A ilusão é tanto eficaz dependendo da capacidade de difusão de quem a conta.

12/08/2021

 Bolsonaro sugere o uso de produto do chamado 'kit covid'

Leonardo Sakamoto- Colunista do UOL

11/08/2021 17h24

O faturamento da Vitamedic com a venda de ivermectina, usada erroneamente no tratamento da covid-19, saltou de R$ 15,7 milhões, em 2019, para quase R$ 470 milhões no ano passado. O laboratório deveria ser grato e mandar umas latas de leite condensado a Jair Bolsonaro, garoto-propaganda do produto. Se foi um trabalho voluntário ou não, é a CPI da Covid quem deve investigar.

O laboratório admitiu que não fez estudos para atestar a eficácia do produto (originalmente contra sarna, vermes e piolhos) contra a covid, mas, mesmo assim, gastou R$ 717 mil em anúncios que defendiam a mentira de que tratamento precoce com ivermectina funciona.

Isso é mais uma evidência de que a sabotagem perpetrada pelo presidente da República nas medidas de combate à doença (ridicularizando vacinas, atacando isolamento social, promovendo a fraude do kit covid) permitiu que muita gente faturasse um bom cascalho. Em outras palavras, que fizesse da morte em massa um bom negócio. Em depoimento à CPI da Covid, nesta quarta (11), Jailton Barbosa, diretor da empresa, reconheceu aumento de 60% no preço do medicamento. Credita a elevação à variação no dólar e ao crescimento de custos internos relacionados à pandemia. E afirmou que não vendeu o produto ao Ministério da Saúde, mas despejou diretamente nas prefeituras. 

 No final, mesmo com as desculpas, ficou claro que a empresa sabia estar lucrando em cima de um naco da população que acredita que o remédio evita mortes. Essa crença levou muita gente a procurar atendimento médico só quando era tarde demais

Essa expansão comercial contou com uma ajudinha. O presidente Jair Bolsonaro atuou como garoto-propaganda informal do uso do vermífugo da Vitamedic, recomendando-o em lives e em entrevistas, para o tratamento da covid-19. O então Ministério da Saúde do general Eduardo Pazuello chegou a enviar terraplanistas biológicos para pressionar a Prefeitura de Manaus a distribuir hidroxicloroquina e ivermectina. E deixou de monitorar um insumo que realmente faria a diferença, o oxigênio. Com isso, uma catástrofe atingiu a cidade e muitas pessoas morreram sufocadas.

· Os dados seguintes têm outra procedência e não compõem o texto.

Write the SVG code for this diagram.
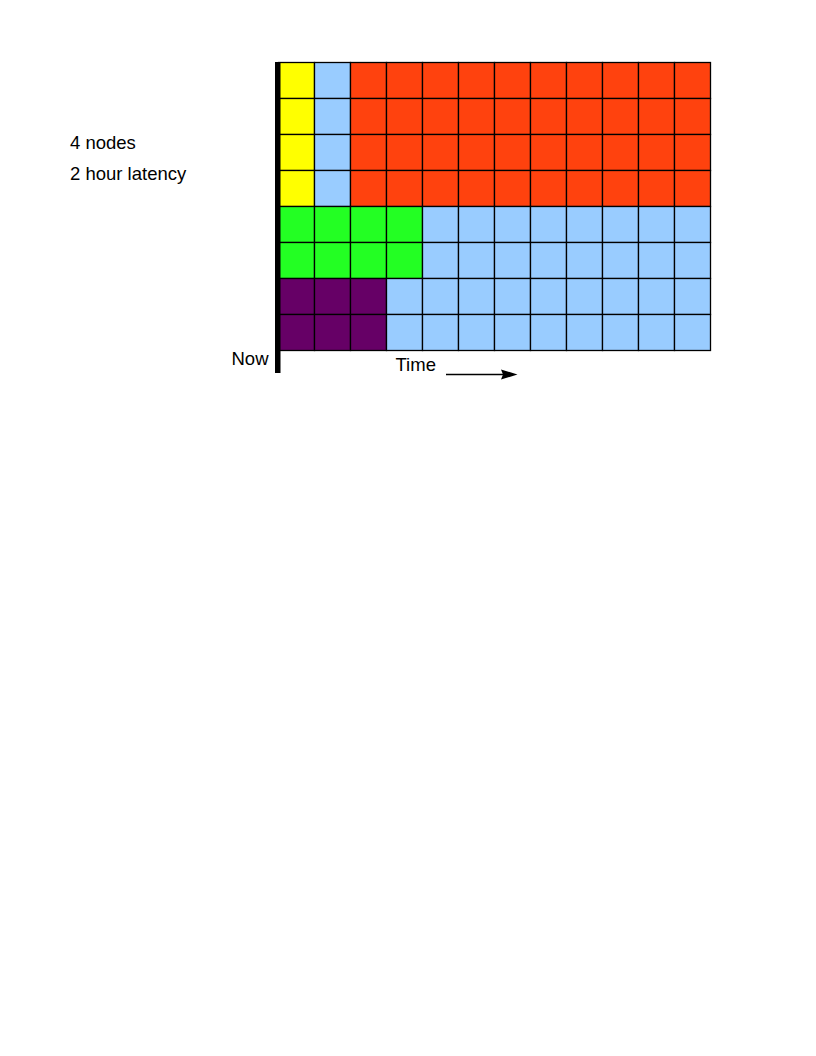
<svg xmlns="http://www.w3.org/2000/svg" width="816" height="1056" viewBox="0 0 816 1056">
<style>
text{font-family:"Liberation Sans",Arial,sans-serif;font-size:18.5px;fill:#000}
.c{stroke:#000;stroke-width:1.3}
.y{fill:#ffff00}.b{fill:#99ccff}.r{fill:#ff420e}.g{fill:#23ff23}.p{fill:#660066}
</style>
<defs>
<rect id="cy" class="c y" width="36" height="36"/>
<rect id="cb" class="c b" width="36" height="36"/>
<rect id="cr" class="c r" width="36" height="36"/>
<rect id="cg" class="c g" width="36" height="36"/>
<rect id="cp" class="c p" width="36" height="36"/>
</defs>
<rect width="816" height="1056" fill="#fff"/>
<g id="grid" transform="translate(278.5,62.5)">
<g id="rows-top">
<use href="#cy" x="0" y="0"/><use href="#cb" x="36" y="0"/>
<use href="#cr" x="72" y="0"/><use href="#cr" x="108" y="0"/><use href="#cr" x="144" y="0"/><use href="#cr" x="180" y="0"/><use href="#cr" x="216" y="0"/><use href="#cr" x="252" y="0"/><use href="#cr" x="288" y="0"/><use href="#cr" x="324" y="0"/><use href="#cr" x="360" y="0"/><use href="#cr" x="396" y="0"/>
<use href="#cy" x="0" y="36"/><use href="#cb" x="36" y="36"/>
<use href="#cr" x="72" y="36"/><use href="#cr" x="108" y="36"/><use href="#cr" x="144" y="36"/><use href="#cr" x="180" y="36"/><use href="#cr" x="216" y="36"/><use href="#cr" x="252" y="36"/><use href="#cr" x="288" y="36"/><use href="#cr" x="324" y="36"/><use href="#cr" x="360" y="36"/><use href="#cr" x="396" y="36"/>
<use href="#cy" x="0" y="72"/><use href="#cb" x="36" y="72"/>
<use href="#cr" x="72" y="72"/><use href="#cr" x="108" y="72"/><use href="#cr" x="144" y="72"/><use href="#cr" x="180" y="72"/><use href="#cr" x="216" y="72"/><use href="#cr" x="252" y="72"/><use href="#cr" x="288" y="72"/><use href="#cr" x="324" y="72"/><use href="#cr" x="360" y="72"/><use href="#cr" x="396" y="72"/>
<use href="#cy" x="0" y="108"/><use href="#cb" x="36" y="108"/>
<use href="#cr" x="72" y="108"/><use href="#cr" x="108" y="108"/><use href="#cr" x="144" y="108"/><use href="#cr" x="180" y="108"/><use href="#cr" x="216" y="108"/><use href="#cr" x="252" y="108"/><use href="#cr" x="288" y="108"/><use href="#cr" x="324" y="108"/><use href="#cr" x="360" y="108"/><use href="#cr" x="396" y="108"/>
</g>
<g id="rows-mid">
<use href="#cg" x="0" y="144"/><use href="#cg" x="36" y="144"/><use href="#cg" x="72" y="144"/><use href="#cg" x="108" y="144"/>
<use href="#cb" x="144" y="144"/><use href="#cb" x="180" y="144"/><use href="#cb" x="216" y="144"/><use href="#cb" x="252" y="144"/><use href="#cb" x="288" y="144"/><use href="#cb" x="324" y="144"/><use href="#cb" x="360" y="144"/><use href="#cb" x="396" y="144"/>
<use href="#cg" x="0" y="180"/><use href="#cg" x="36" y="180"/><use href="#cg" x="72" y="180"/><use href="#cg" x="108" y="180"/>
<use href="#cb" x="144" y="180"/><use href="#cb" x="180" y="180"/><use href="#cb" x="216" y="180"/><use href="#cb" x="252" y="180"/><use href="#cb" x="288" y="180"/><use href="#cb" x="324" y="180"/><use href="#cb" x="360" y="180"/><use href="#cb" x="396" y="180"/>
</g>
<g id="rows-bottom">
<use href="#cp" x="0" y="216"/><use href="#cp" x="36" y="216"/><use href="#cp" x="72" y="216"/>
<use href="#cb" x="108" y="216"/><use href="#cb" x="144" y="216"/><use href="#cb" x="180" y="216"/><use href="#cb" x="216" y="216"/><use href="#cb" x="252" y="216"/><use href="#cb" x="288" y="216"/><use href="#cb" x="324" y="216"/><use href="#cb" x="360" y="216"/><use href="#cb" x="396" y="216"/>
<use href="#cp" x="0" y="252"/><use href="#cp" x="36" y="252"/><use href="#cp" x="72" y="252"/>
<use href="#cb" x="108" y="252"/><use href="#cb" x="144" y="252"/><use href="#cb" x="180" y="252"/><use href="#cb" x="216" y="252"/><use href="#cb" x="252" y="252"/><use href="#cb" x="288" y="252"/><use href="#cb" x="324" y="252"/><use href="#cb" x="360" y="252"/><use href="#cb" x="396" y="252"/>
</g>
</g>
<g id="now-axis">
<rect x="275" y="62" width="5.5" height="311" fill="#000"/>
</g>
<g id="connectors">
<line x1="446" y1="374.5" x2="503" y2="374.5" stroke="#000" stroke-width="1.3"/>
<polygon points="501,369.5 517.5,374.5 501,379.5 503,374.5" fill="#000"/>
</g>
<g id="labels">
<text x="70" y="149">4 nodes</text>
<text x="70" y="180">2 hour latency</text>
<text x="231.5" y="365">Now</text>
<text x="395.5" y="371">Time</text>
</g>
</svg>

Na esmagadora maioria dos casos, nosso sistema imunológico é capaz de dar conta da doença, produzindo anticorpos e eliminando o coronavírus. 

Ao apontar um remédio ineficaz como solução para casos leves, o presidente, na verdade, tenta roubar o mérito por algo que o organismo já faria por conta própria. 

E isso cola em uma parte desavisada da população. 

Afinal, o que tem mais a cara de ser responsável por vencer uma guerra contra uma doença mortal: estruturas microscópicas que cada um tem dentro de si, os glóbulos brancos, ou um produto milagroso distribuído com pompa e circunstância pelo sistema de saúde que é alvo de elogios semanais do presidente em suas lives?

"Ah, mas tem os que morrem? Bem, como o próprio Jair diz sempre, todo mundo morre um dia."

A questão é que a ivermectina também tem efeitos colaterais, como foi bem lembrado na CPI da Covid. E pessoas tiveram problemas no fígado por conta do uso de um medicamento receitado, de forma charlatã, pelo presidente da República. O que levou a um laboratório a faturar centenas de milhões de reais.

A Sociedade Brasileira de Infectologia, a Sociedade Brasileira de Pneumologia e Tisiologia, a Associação de Medicina Intensiva Brasileira, a Agência Nacional de Vigilância Sanitária (Anvisa) e a Organização Mundial de Saúde (OMS), ou seja, quem representa o pessoal que está na linha de frente, afirmam que não há tratamento precoce contra a covid.

Até a Merck, empresa farmacêutica que produziu inicialmente a ivermectina, divulgou um comunicado afirmando que seus cientistas procuraram, mas não encontraram evidências que justificassem o emprego do medicamento no tratamento da covid-19. 

Atribui-se a Joseph Goebbels, ministro da Propaganda na Alemanha nazista, a ideia de que uma mentira repetida várias vezes se torna verdade. Ou, como dizem os psicólogos, uma ilusão da verdade. 

A ilusão é tanto eficaz quanto a propensão de grupos de nela acreditarem. E, claro, da capacidade de difusão de quem a conta.

 Propagada por um presidente da República, a mentira pode se tornar onipresente. A ponto de ser encarada como mais um detalhe na paisagem. Assim como a morte, em uma pandemia, em um país sem governo.